Here is what Fiber Menace recommends for people who do not have any prior digestive disorders:
“If your daily consumption of fiber exceeds 15 g, first identify those foods that have the highest fiber content in your diet. These are usually processed foods, such as anything with “bran” in it, cereals, whole-wheat bread, muffins, bagels, and the like. Ideally, you shouldn‘t eat these, because nutritionally speaking, all processed foods are unwholesome, loaded with carbs, and hard to digest..
If you aren‘t inclined to make any changes in your diet, at least replace high-fiber food with low-fiber analogues: corn flakes instead of fiber-fortified cereals, white bread instead of whole wheat, regular muffins instead of bran muffins, green peas instead of lentils, pine nuts instead of peanuts, zucchini instead of broccoli, and so on.”
That's all there is to it. I don't recommend anything radical or extravagant. If someone tells you that I do, they aren't familiar with my book.
If you already have some preexisting disorder(s), I recommend that you follow all of the above guides and read Fiber Menace for more background and details. The book recommends a balanced low-fiber diet, no different from what most people eat anyway. The book may recommend that you don‘t eat wheat bread if you are allergic to gluten, or avoid dairy if you are sensitive to lactose, or that you further reduce fiber consumption if you have acute diverticular disease—but it's all common sense, not “medical” advice.
Q. Where do I find the fiber content of common food?
There are close to 40,000 food items on supermarket shelves.
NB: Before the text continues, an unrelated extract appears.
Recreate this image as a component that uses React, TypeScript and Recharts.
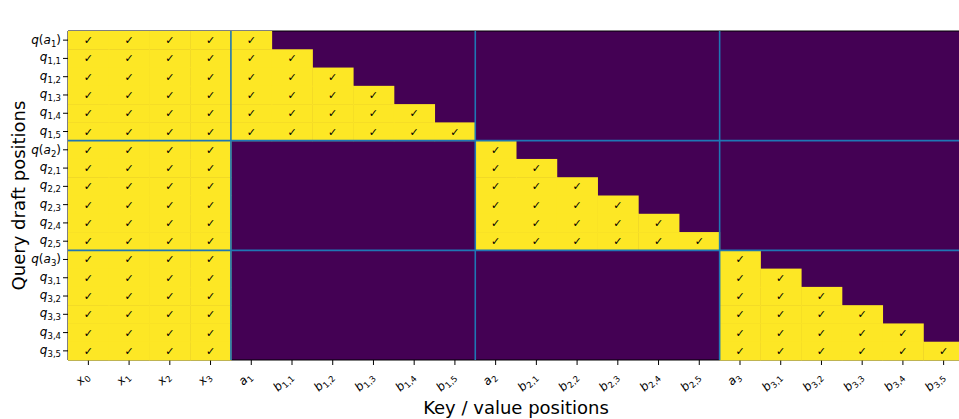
import React from "react";
import { ScatterChart, Scatter, XAxis, YAxis, CartesianGrid } from "recharts";

// key / value columns (base_sub)
const keyLabels = [
  "x_0", "x_1", "x_2", "x_3",
  "a_1", "b_1,1", "b_1,2", "b_1,3", "b_1,4", "b_1,5",
  "a_2", "b_2,1", "b_2,2", "b_2,3", "b_2,4", "b_2,5",
  "a_3", "b_3,1", "b_3,2", "b_3,3", "b_3,4", "b_3,5",
];

// query rows
const queryLabels = [
  "q(a_1)", "q_1,1", "q_1,2", "q_1,3", "q_1,4", "q_1,5",
  "q(a_2)", "q_2,1", "q_2,2", "q_2,3", "q_2,4", "q_2,5",
  "q(a_3)", "q_3,1", "q_3,2", "q_3,3", "q_3,4", "q_3,5",
];

const blockTitles = ["Verified prefix", "Sampled block 1", "Sampled block 2", "Sampled block 3"];
const blockCenters = [2, 7, 13, 19];
const colBreaks = [4, 10, 16];
const rowBreaks = [6, 12];

// 1 = attended (✓)
const mask = [
  [1, 1, 1, 1, 1, 0, 0, 0, 0, 0, 0, 0, 0, 0, 0, 0, 0, 0, 0, 0, 0, 0],
  [1, 1, 1, 1, 1, 1, 0, 0, 0, 0, 0, 0, 0, 0, 0, 0, 0, 0, 0, 0, 0, 0],
  [1, 1, 1, 1, 1, 1, 1, 0, 0, 0, 0, 0, 0, 0, 0, 0, 0, 0, 0, 0, 0, 0],
  [1, 1, 1, 1, 1, 1, 1, 1, 0, 0, 0, 0, 0, 0, 0, 0, 0, 0, 0, 0, 0, 0],
  [1, 1, 1, 1, 1, 1, 1, 1, 1, 0, 0, 0, 0, 0, 0, 0, 0, 0, 0, 0, 0, 0],
  [1, 1, 1, 1, 1, 1, 1, 1, 1, 1, 0, 0, 0, 0, 0, 0, 0, 0, 0, 0, 0, 0],
  [1, 1, 1, 1, 0, 0, 0, 0, 0, 0, 1, 0, 0, 0, 0, 0, 0, 0, 0, 0, 0, 0],
  [1, 1, 1, 1, 0, 0, 0, 0, 0, 0, 1, 1, 0, 0, 0, 0, 0, 0, 0, 0, 0, 0],
  [1, 1, 1, 1, 0, 0, 0, 0, 0, 0, 1, 1, 1, 0, 0, 0, 0, 0, 0, 0, 0, 0],
  [1, 1, 1, 1, 0, 0, 0, 0, 0, 0, 1, 1, 1, 1, 0, 0, 0, 0, 0, 0, 0, 0],
  [1, 1, 1, 1, 0, 0, 0, 0, 0, 0, 1, 1, 1, 1, 1, 0, 0, 0, 0, 0, 0, 0],
  [1, 1, 1, 1, 0, 0, 0, 0, 0, 0, 1, 1, 1, 1, 1, 1, 0, 0, 0, 0, 0, 0],
  [1, 1, 1, 1, 0, 0, 0, 0, 0, 0, 0, 0, 0, 0, 0, 0, 1, 0, 0, 0, 0, 0],
  [1, 1, 1, 1, 0, 0, 0, 0, 0, 0, 0, 0, 0, 0, 0, 0, 1, 1, 0, 0, 0, 0],
  [1, 1, 1, 1, 0, 0, 0, 0, 0, 0, 0, 0, 0, 0, 0, 0, 1, 1, 1, 0, 0, 0],
  [1, 1, 1, 1, 0, 0, 0, 0, 0, 0, 0, 0, 0, 0, 0, 0, 1, 1, 1, 1, 0, 0],
  [1, 1, 1, 1, 0, 0, 0, 0, 0, 0, 0, 0, 0, 0, 0, 0, 1, 1, 1, 1, 1, 0],
  [1, 1, 1, 1, 0, 0, 0, 0, 0, 0, 0, 0, 0, 0, 0, 0, 1, 1, 1, 1, 1, 1],
];

const FONT = "DejaVu Sans";
const YELLOW = "#fde725";
const PURPLE = "#440154";
const LINE = "#1f77b4";

const CHART_W = 970;
const CHART_H = 419;
const Y_AXIS_W = 68;
const TOP_H = 31;
const BOTTOM_H = 59;
const RIGHT = 6;
const nCols = keyLabels.length;
const nRows = queryLabels.length;
const CELL_W = (CHART_W - Y_AXIS_W - RIGHT) / nCols;
const CELL_H = (CHART_H - TOP_H - BOTTOM_H) / nRows;

const cells: { x: number; y: number }[] = [];
mask.forEach((row, r) =>
  row.forEach((v, c) => {
    if (v) cells.push({ x: c + 0.5, y: r + 0.5 });
  })
);

// block separators as two-point segments
const vSegments = colBreaks.map((c) => [{ x: c, y: 0 }, { x: c, y: nRows }]);
const hSegments = rowBreaks.map((r) => [{ x: 0, y: r }, { x: nCols, y: r }]);

const colTicks = keyLabels.map((_, i) => i + 0.5);
const rowTicks = queryLabels.map((_, i) => i + 0.5);

function CellShape(props: any) {
  const { cx, cy } = props;
  return (
    <g>
      <rect x={cx - CELL_W / 2} y={cy - CELL_H / 2} width={CELL_W + 0.5} height={CELL_H + 0.5} fill={YELLOW} />
      <text x={cx} y={cy + 4} textAnchor="middle" fontSize={11} fontFamily={FONT} fill="#000">✓</text>
    </g>
  );
}

const NoDot = () => <g />;

function renderKeyTick(props: any) {
  const x = Number(props.x) + 1;
  const y = Number(props.y) + 10;
  const label = keyLabels[Math.round(props.payload.value - 0.5)];
  const [base, sub] = label.split("_");
  return (
    <g key={`k${props.index}`} transform={`translate(${x},${y})`}>
      <g transform="rotate(-45)">
        <text x={0} y={0} textAnchor="end" fontSize={12} fontFamily={FONT} fill="#000">
          <tspan fontStyle="italic">{base}</tspan>
          <tspan fontSize={8.5} dy={3}>{sub}</tspan>
        </text>
      </g>
    </g>
  );
}

function QueryTick({ x, y, payload }: any) {
  const label = queryLabels[Math.round(payload.value - 0.5)];
  if (label.startsWith("q(")) {
    const sub = label.slice(4, -1);
    return (
      <text x={x} y={y + 4} textAnchor="end" fontSize={12} fontFamily={FONT} fill="#000">
        <tspan fontStyle="italic">q</tspan>
        <tspan>(</tspan>
        <tspan fontStyle="italic">a</tspan>
        <tspan fontSize={8.5} dy={3}>{sub}</tspan>
        <tspan dy={-3}>)</tspan>
      </text>
    );
  }
  const sub = label.split("_")[1];
  return (
    <text x={x} y={y + 3} textAnchor="end" fontSize={12} fontFamily={FONT} fill="#000">
      <tspan fontStyle="italic">q</tspan>
      <tspan fontSize={8.5} dy={3}>{sub}</tspan>
    </text>
  );
}

function TitleTick({ x, payload }: any) {
  const title = blockTitles[blockCenters.indexOf(payload.value)];
  return (
    <text x={x} y={17} textAnchor="middle" fontSize={14} fontFamily={FONT} fill="#000">{title}</text>
  );
}

export default function App() {
  return (
    <div style={{ position: "absolute", left: 0, top: 0, width: 959, height: 419, overflow: "hidden", background: "#fff" }}>
      <ScatterChart width={CHART_W} height={CHART_H} margin={{ top: 0, right: RIGHT, bottom: 0, left: 0 }}>
        <CartesianGrid fill={PURPLE} horizontal={false} vertical={false} />
        <XAxis
          xAxisId="top" orientation="top" type="number" dataKey="x" domain={[0, nCols]}
          ticks={blockCenters} interval={0} height={TOP_H} tickLine={false}
          axisLine={{ stroke: "#000" }} tick={<TitleTick />}
        />
        <XAxis
          type="number" dataKey="x" domain={[0, nCols]} ticks={colTicks} interval={0}
          height={BOTTOM_H} tickSize={5} tickLine={{ stroke: "#000" }} axisLine={{ stroke: "#000" }}
          tick={renderKeyTick}
          label={{ value: "Key / value positions", position: "insideBottom", offset: 5, fontSize: 18, fontFamily: FONT, fill: "#000" }}
        />
        <YAxis
          type="number" dataKey="y" domain={[0, nRows]} reversed ticks={rowTicks} interval={0}
          width={Y_AXIS_W} tickSize={5} tickLine={{ stroke: "#000" }} axisLine={{ stroke: "#000" }}
          tick={<QueryTick />}
          label={{ value: "Query draft positions", angle: -90, position: "insideLeft", offset: 19, fontSize: 18, fontFamily: FONT, fill: "#000", style: { textAnchor: "middle" } }}
        />
        <Scatter data={cells} shape={<CellShape />} isAnimationActive={false} />
        {vSegments.map((seg, i) => (
          <Scatter key={`v${i}`} data={seg} shape={<NoDot />} line={{ stroke: LINE, strokeWidth: 1.6 }} isAnimationActive={false} />
        ))}
        {hSegments.map((seg, i) => (
          <Scatter key={`h${i}`} data={seg} shape={<NoDot />} line={{ stroke: LINE, strokeWidth: 1.6 }} isAnimationActive={false} />
        ))}
      </ScatterChart>
    </div>
  );
}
By law, each of them must have a prominent Food Facts label. And by the same law, this label indicates the exact fiber content per serving. Read the labels—that's all you need to do to determine the fiber content.
If you would like to learn the total nutrient content (i.e. water, carbohydrates, proteins, fats, ash, vitamins, minerals, microelements) of most popular foods before leaving your house for the supermarket, just visit our Nutrient Reference Lookup page that is based on the data derived from the USDA National Nutrient Database for Standard Reference. It‘s a great resource.
Q. I went to my doctor, and he told me that if I stop taking fiber, he'll drop me as a patient because he can't take these risks.
I doubt that very much! It's quite possible that your doctor may have told you that following the suggestions in my book “it‘s a risk I wouldn't take myself”, or that “I don't know if I'll be able to help you if you run into problems.” But that's a normal reaction, because your doctor isn't familiar with my book, and has no obligation to you or anyone else to study or follow it.
Unfortunately, some patients may interpret this explicit and reasonable response as an implicit threat, when actually it isn't. That's why I said I doubted it. No sane medical professional will risk his or her license, reputation, and livelihood over a patient's stool size.
If you really wish to get unambiguous advice, then educate your doctor first, following the approaches suggested in prior answers.